Which means we’re trying to figure out our next month, what do we want to do as a family and try and schedule visitors, because then I’ll be going back to work for a bit and we’ll probably put a hold on visitors for a while until we figure out our new routines and sleep schedules. Life with a newborn is so much about changing schedules. There must be a schedule, since we’re all happier with one (including the baby), but nothing ever stays constant for long, which makes it hard to plan ahead. It’s still the same with E. I can tell you what he’s routine is now, but at some point he will drop that second nap and everything will change. However, I’ve been saying that now for 9 months, and it hasn’t happened.
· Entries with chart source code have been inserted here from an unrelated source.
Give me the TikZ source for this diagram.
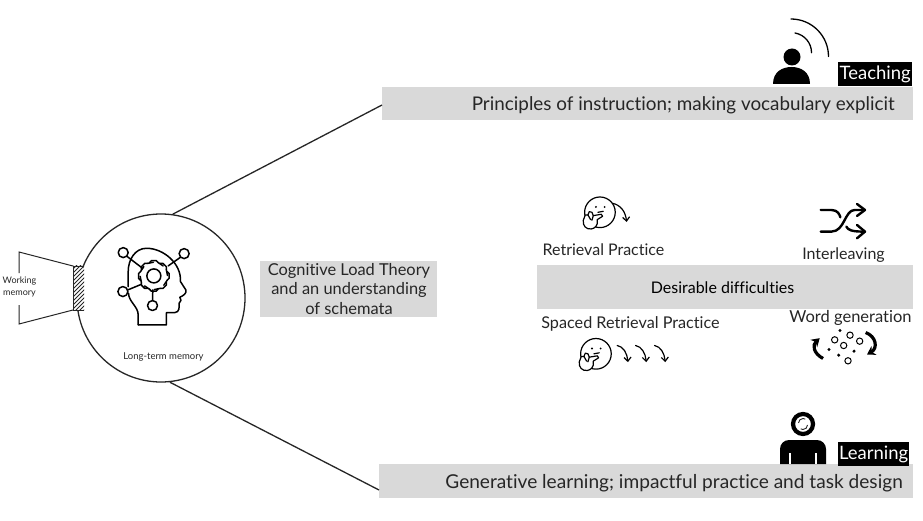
\documentclass[tikz,border=0pt]{standalone}
\usepackage{fontspec}
\setmainfont{Lato}[Ligatures=NoCommon]
\usetikzlibrary{arrows.meta}
\definecolor{barg}{HTML}{D9D9D9}
\definecolor{ink}{HTML}{262626}
\tikzset{
  graybar/.style={fill=barg,draw=none,inner sep=0pt,text=ink},
  blacktag/.style={fill=black,text=white,inner sep=0pt,minimum width=74pt,minimum height=24pt,font=\fontsize{18.5}{18.5}\selectfont},
  lbl/.style={text=ink,inner sep=0pt},
  icon/.style={line width=1.2pt,line cap=round,line join=round},
  wire/.style={line width=1.3pt,draw=ink},
  barb/.style={-{Straight Barb[length=4pt,width=7pt]}},
}
\newcommand{\thinkface}{%
  \draw[icon] (0,0) circle (46);
  \fill (-12,-16) circle (3.2) (14,-16) circle (3.2);
  \draw[icon] (-6,0) -- (10,-3);
  \draw[icon,fill=white] (-26,50) .. controls (-42,52) and (-52,40) .. (-50,24)
     -- (-44,8) -- (-36,8) -- (-32,-2) -- (-24,0) -- (-20,10)
     -- (4,6) -- (8,12) -- (-8,22) .. controls (-6,30) and (-8,38) .. (-12,42)
     .. controls (-16,46) and (-20,50) .. (-26,50) -- cycle;
  \draw[icon] (-36,8) -- (-28,22) (-20,10) -- (-24,24);
}
\begin{document}
\begin{tikzpicture}[x=1pt,y=-1pt]
\useasboundingbox (0,0) rectangle (923,521);
\fill[white] (0,0) rectangle (923,521);

% Bars
\node[graybar,minimum width=531pt,minimum height=33pt,anchor=north west] (bar1) at (382,87) {};
\node[lbl,font=\fontsize{18.85}{19}\selectfont,anchor=mid east] (t1) at (895,108) {Principles of instruction; making vocabulary explicit};
\node[graybar,minimum width=534pt,minimum height=34pt,anchor=north west] (bar3) at (379,464) {};
\node[lbl,font=\fontsize{19.1}{19}\selectfont,anchor=mid east] (t3) at (903,486) {Generative learning; impactful practice and task design};
\node[graybar,minimum width=376pt,minimum height=44pt,anchor=north west] (bar2) at (537,265) {};
\node[lbl,font=\fontsize{16}{16}\selectfont,text=black] (t2) at (722.5,288) {Desirable difficulties};
\node[graybar,minimum width=177pt,minimum height=56pt,anchor=north west] (bar4) at (260,261) {};
\node[lbl,font=\fontsize{16.4}{19.5}\selectfont,align=center] (t4) at (349,289) {Cognitive Load Theory\\and an understanding\\of schemata};

% Memory
\node[circle,draw=ink,line width=1.3pt,minimum size=168pt,inner sep=0pt] (mem) at (161,298) {};
\coordinate (b1) at (382,105);
\coordinate (b3) at (379,490);
\draw[wire] (mem.82) -- (b1);
\draw[wire] (mem.-84) -- (b3);
\fill[white] (73,266) rectangle (83,310);
\begin{scope}
\clip (73,266) rectangle (84,310);
\foreach \k in {-10,-6,...,60}{\draw[line width=.8pt,draw=ink] (70,266+\k) -- (88,266+\k-18);}
\end{scope}
\draw[line width=.8pt,draw=ink] (83,266) -- (73,266) -- (73,310) -- (83,310);
\coordinate (f1) at (73,266); \coordinate (f2) at (19,252); \coordinate (f3) at (19,273);
\coordinate (f4) at (73,310); \coordinate (f5) at (19,324); \coordinate (f6) at (19,305);
\draw[line width=1pt,draw=ink] (f1) -- (f2) -- (f3);
\draw[line width=1pt,draw=ink] (f4) -- (f5) -- (f6);
\node[lbl,font=\fontsize{9}{11.5}\selectfont,align=center] (wm) at (19.5,287) {Working\\memory};
\node[lbl,font=\fontsize{9.5}{12}\selectfont] (ltm) at (163.5,357) {Long-term memory};

% Head icon (zoom coordinates)
\begin{scope}[shift={(0,190)},x=0.333pt,y=-0.333pt,icon,line width=1.5pt,black]
 \draw (415,405) -- (500,405) -- (500,368) -- (525,368) .. controls (540,368) and (538,350) .. (538,340)
   .. controls (545,335) and (545,328) .. (540,322) .. controls (550,318) and (562,310) .. (558,300)
   -- (542,275) .. controls (545,220) and (490,175) .. (440,175)
   .. controls (405,175) and (385,210) .. (385,245) -- (385,290);
 \draw (386,310) .. controls (386,335) and (415,350) .. (415,375) -- (415,405);
 \draw (462,258) circle (21);
 \foreach \a in {0,45,...,315}{
   \draw[rotate around={\a:(462,258)}] (449,218) -- (455,212) -- (469,212) -- (475,218);
   \draw[rotate around={\a:(462,258)}] (475,218) -- (490,228);
 }
 \draw (370,188) circle (15) (553,191) circle (15) (369,305) circle (15) (458,347) circle (15);
 \draw (381,199) -- (428,235) (542,202) -- (505,228) (384,300) -- (425,283) (459,300) -- (458,332);
\end{scope}

% Retrieval practice
\begin{scope}[shift={(530,180)},x=0.333pt,y=-0.333pt]
 \begin{scope}[shift={(210,97)}]\thinkface\end{scope}
 \draw[icon,barb] (248,70) .. controls (272,75) and (287,95) .. (290,126);
 \begin{scope}[shift={(198,522)}]\thinkface\end{scope}
 \foreach \dx in {0,55,112}{
   \draw[icon,barb] (262+\dx,497) .. controls (280+\dx,500) and (292+\dx,520) .. (294+\dx,547);
 }
 % shuffle
 \begin{scope}[line width=2.4pt,line cap=round,line join=round]
 \draw (873,90) -- (905,90) .. controls (925,90) and (930,105) .. (932,112);
 \draw (1003,90) -- (975,90) .. controls (945,90) and (945,155) .. (905,155) -- (873,155);
 \draw (950,140) .. controls (955,150) and (965,155) .. (1003,155);
 \draw (982,72) -- (1006,90) -- (982,108) (982,135) -- (1006,155) -- (982,175);
 \end{scope}
 % word generation
 \foreach \p/\r in {915/480,961/466,942/497,990/484,955/543}{\draw[line width=1pt] (\p,\r) circle (9.5);}
 \foreach \p/\r in {931/452,898/509,973/514,927/526}{\fill (\p,\r) circle (5);}
 \draw[line width=3.2pt,-{Stealth[length=8pt,width=10pt]}] (880,536) .. controls (850,520) and (848,495) .. (870,475);
 \draw[line width=3.2pt,-{Stealth[length=8pt,width=10pt]}] (1008,458) .. controls (1040,470) and (1045,505) .. (1012,524);
\end{scope}

\node[lbl,font=\fontsize{16}{16}\selectfont] (rp) at (603.5,250) {Retrieval Practice};
\node[lbl,font=\fontsize{16}{16}\selectfont] (il) at (843.5,255) {Interleaving};
\node[lbl,font=\fontsize{16.2}{16}\selectfont] (srp) at (630.5,324) {Spaced Retrieval Practice};
\node[lbl,font=\fontsize{16.5}{16}\selectfont] (wg) at (850.5,318) {Word generation};

% Teaching icon
\fill (792,57) circle (8.5);
\fill (773,84) .. controls (773,72) and (782,67) .. (791.5,67) .. controls (801,67) and (810,72) .. (810,84) -- cycle;
\draw[line width=1.3pt,line cap=round] (791,19) arc (-90:0:37.5);
\draw[line width=1.3pt,line cap=round] (795,33) arc (-80:0:20);
\node[blacktag,anchor=north west] (tt) at (838,62) {Teaching};

% Learning icon
\draw[line width=4.2pt] (803,424) circle (10);
\draw[line width=.9pt,draw=ink] (798.5,423) arc (180:300:4.5);
\draw[line width=.9pt,draw=ink] (807.5,425) arc (0:120:4.5);
\fill (780,464) -- (780,449) .. controls (780,444) and (784,440) .. (789,440) -- (817,440) .. controls (822,440) and (826,444) .. (826,449) -- (826,464) -- cycle;
\draw[white,line width=1.6pt] (790,453) -- (790,464) (816,453) -- (816,464);
\node[blacktag,anchor=north west,minimum width=71pt] (lt) at (838,442) {Learning};
\end{tikzpicture}
\end{document}
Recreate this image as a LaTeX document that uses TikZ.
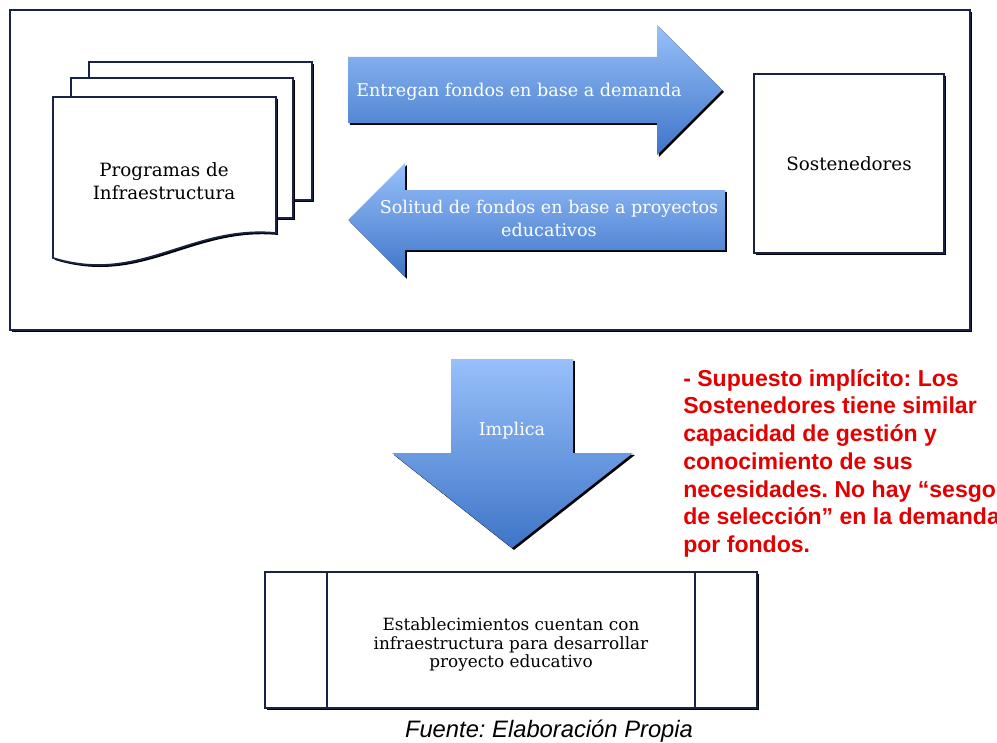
\documentclass[tikz,border=0pt]{standalone}
\usepackage{fontspec}
\usepackage{tikz}
\usetikzlibrary{shadows}
\newfontfamily\boxfont{DejaVu Serif}
\newfontfamily\notefont{Liberation Sans}
\definecolor{framenavy}{RGB}{25,35,70}
\definecolor{arrowtop}{RGB}{152,192,250}
\definecolor{arrowbot}{RGB}{62,117,200}
\definecolor{notered}{RGB}{226,0,0}
\frenchspacing

\begin{document}
\begin{tikzpicture}[x=0.025cm, y=-0.025cm,
		dshadow/.style={drop shadow={shadow xshift=1.4pt, shadow yshift=-1.4pt, fill=black, opacity=1}},
		box/.style={draw=framenavy, line width=1.2pt, fill=white, dshadow},
		blockarrow/.style={top color=arrowtop, bottom color=arrowbot, dshadow},
		boxtext/.style={font=\boxfont\fontsize{13pt}{16.4pt}\selectfont, align=center},
		arrowtext/.style={font=\boxfont\fontsize{12.5pt}{16.4pt}\selectfont, text=white, align=center}]
			\useasboundingbox (0,0) rectangle (997,742);
			% marco superior
			\draw[box] (10,10) rectangle (970,330);
			% programas (documento multiple)
			\draw[box] (89,62) rectangle (312,200);
			\draw[box] (71,78) rectangle (293,218);
			\draw[box] (53,97) -- (276,97) -- (276,233) .. controls (190,225) and (140,285) .. (53,258) -- cycle;
			\node[boxtext] (prog) at (164,181) {Programas de\\Infraestructura};
			% sostenedores
			\node[box, boxtext, minimum width=4.75cm, minimum height=4.475cm] (sost) at (849,163.5) {Sostenedores};
			% flechas
			\path[blockarrow] (348,57) -- (657,57) -- (657,25) -- (722,90) -- (657,155) -- (657,123) -- (348,123) -- cycle;
			\node[arrowtext] (entrega) at (519,92) {Entregan fondos en base a demanda};
			\path[blockarrow] (348,220) -- (405,163) -- (405,190) -- (725,190) -- (725,250) -- (405,250) -- (405,277) -- cycle;
			\node[arrowtext] (solicita) at (549,218.5) {Solitud de fondos en base a proyectos\\educativos};
			\path[blockarrow] (451,359) -- (573,359) -- (573,453) -- (633,453) -- (512,548) -- (392,453) -- (451,453) -- cycle;
			\node[arrowtext] (implica) at (512,431) {Implica};
			% establecimientos
			\node[box, minimum width=12.3cm, minimum height=3.4cm] (estab) at (511,640) {};
			\draw[framenavy, line width=1.2pt] ([xshift=1.575cm]estab.north west) -- ([xshift=1.575cm]estab.south west);
			\draw[framenavy, line width=1.2pt] ([xshift=-1.575cm]estab.north east) -- ([xshift=-1.575cm]estab.south east);
			\node[font=\boxfont\fontsize{12pt}{13.2pt}\selectfont, align=center] (estabtxt) at (511,644.5) {Establecimientos cuentan con\\infraestructura para desarrollar\\proyecto educativo};
			% supuesto
			\node[anchor=north west, inner sep=0pt, align=left, text=notered, font=\notefont\bfseries\fontsize{16.4pt}{19.7pt}\selectfont] (supuesto) at (683,369) {- Supuesto implícito: Los\\Sostenedores tiene similar\\capacidad de gestión y\\conocimiento de sus\\necesidades. No hay “sesgo\\de selección” en la demanda\\por fondos.};
			% fuente
			\node[font=\notefont\itshape\fontsize{16.9pt}{20pt}\selectfont] (fuente) at (549,731) {Fuente: Elaboración Propia};
		\end{tikzpicture}
\end{document}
In general, E is still doing great. He did have some jealousy and clingyness pop up this past weekend which meant I had a toddler attached to me at all times, but it was equal parts amazing and exhausting. I got actual cuddles on the couch for more than 30 seconds (a first ever!) and lots and lots of hugs, but there were also a lot of tears as E tried to work through everything he was feeling. I’m honestly surprised it’s taken this long, and even now I think a possible tooth and sickness has something to do with it.
Which, speaking of teeth.. we’re still stuck at 7. And considering you can’t see the 4 that he has on top, he still looks like a baby to me. It makes it hard because I’ll refer to him as my baby and then have to stop and rephrase because technically he’s not! Also hard to claim him as a baby, since he’s growing and learning so much every day. I’m continually amazed as he understands more and more, no matter how complicated the request I have of him. Just this morning I asked him if he wanted me to zip up his hoodie. He said yes and came over and held out his sweatshirt for me to zip up. I was not expecting him to understand what I was asking him!
I really am loving this age with him. I like that he can communicate, but still mostly talks in his own language. He will do anything for a laugh, and freely gives giggles all day. He loves to sing and dance and it doesn’t take much to entertain or distract him. He’s pretty easy going still and will let us choose an activity, his outfits or what he eats mostly. I’m enjoying it all before it changes!